§ **Task to complete**:
Transcribe the material exactly. Images do not belong in the copy.

--- Start ---

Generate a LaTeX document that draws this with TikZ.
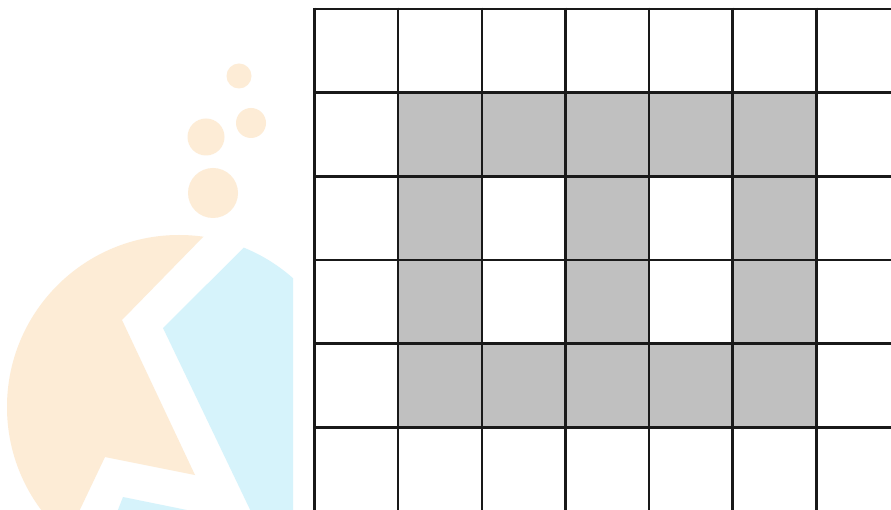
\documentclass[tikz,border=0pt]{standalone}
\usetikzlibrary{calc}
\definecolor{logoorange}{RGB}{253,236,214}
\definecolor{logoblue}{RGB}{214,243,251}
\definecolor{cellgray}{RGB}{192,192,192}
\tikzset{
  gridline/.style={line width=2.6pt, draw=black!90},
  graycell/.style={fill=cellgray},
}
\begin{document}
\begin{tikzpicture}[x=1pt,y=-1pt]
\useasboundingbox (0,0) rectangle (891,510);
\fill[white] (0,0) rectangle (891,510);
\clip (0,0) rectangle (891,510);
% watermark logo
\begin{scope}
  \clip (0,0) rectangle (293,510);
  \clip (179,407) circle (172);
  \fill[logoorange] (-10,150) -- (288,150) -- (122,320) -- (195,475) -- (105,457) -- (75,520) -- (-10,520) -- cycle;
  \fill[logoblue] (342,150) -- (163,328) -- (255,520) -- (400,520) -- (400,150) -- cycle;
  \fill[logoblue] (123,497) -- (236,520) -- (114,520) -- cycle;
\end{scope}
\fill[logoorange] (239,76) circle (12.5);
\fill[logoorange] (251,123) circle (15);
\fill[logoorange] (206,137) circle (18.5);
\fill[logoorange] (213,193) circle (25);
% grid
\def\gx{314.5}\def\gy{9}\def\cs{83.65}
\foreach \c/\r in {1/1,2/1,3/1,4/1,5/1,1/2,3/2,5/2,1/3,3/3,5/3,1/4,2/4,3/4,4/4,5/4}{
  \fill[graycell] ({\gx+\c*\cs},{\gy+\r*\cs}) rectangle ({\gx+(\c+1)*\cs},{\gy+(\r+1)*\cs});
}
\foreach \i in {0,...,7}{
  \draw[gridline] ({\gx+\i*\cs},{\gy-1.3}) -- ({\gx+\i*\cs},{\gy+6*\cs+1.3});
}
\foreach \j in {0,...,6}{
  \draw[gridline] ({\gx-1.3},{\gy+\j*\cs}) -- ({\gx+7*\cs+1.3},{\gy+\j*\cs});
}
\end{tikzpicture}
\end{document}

--- End ---

§ **Solved exercise**:
Generate a LaTeX document that draws this with TikZ.
\documentclass[tikz,border=0pt]{standalone}
\usetikzlibrary{calc}
\definecolor{logoorange}{RGB}{253,236,214}
\definecolor{logoblue}{RGB}{214,243,251}
\definecolor{cellgray}{RGB}{192,192,192}
\tikzset{
  gridline/.style={line width=2.6pt, draw=black!90},
  graycell/.style={fill=cellgray},
}
\begin{document}
\begin{tikzpicture}[x=1pt,y=-1pt]
\useasboundingbox (0,0) rectangle (891,510);
\fill[white] (0,0) rectangle (891,510);
\clip (0,0) rectangle (891,510);
% watermark logo
\begin{scope}
  \clip (0,0) rectangle (293,510);
  \clip (179,407) circle (172);
  \fill[logoorange] (-10,150) -- (288,150) -- (122,320) -- (195,475) -- (105,457) -- (75,520) -- (-10,520) -- cycle;
  \fill[logoblue] (342,150) -- (163,328) -- (255,520) -- (400,520) -- (400,150) -- cycle;
  \fill[logoblue] (123,497) -- (236,520) -- (114,520) -- cycle;
\end{scope}
\fill[logoorange] (239,76) circle (12.5);
\fill[logoorange] (251,123) circle (15);
\fill[logoorange] (206,137) circle (18.5);
\fill[logoorange] (213,193) circle (25);
% grid
\def\gx{314.5}\def\gy{9}\def\cs{83.65}
\foreach \c/\r in {1/1,2/1,3/1,4/1,5/1,1/2,3/2,5/2,1/3,3/3,5/3,1/4,2/4,3/4,4/4,5/4}{
  \fill[graycell] ({\gx+\c*\cs},{\gy+\r*\cs}) rectangle ({\gx+(\c+1)*\cs},{\gy+(\r+1)*\cs});
}
\foreach \i in {0,...,7}{
  \draw[gridline] ({\gx+\i*\cs},{\gy-1.3}) -- ({\gx+\i*\cs},{\gy+6*\cs+1.3});
}
\foreach \j in {0,...,6}{
  \draw[gridline] ({\gx-1.3},{\gy+\j*\cs}) -- ({\gx+7*\cs+1.3},{\gy+\j*\cs});
}
\end{tikzpicture}
\end{document}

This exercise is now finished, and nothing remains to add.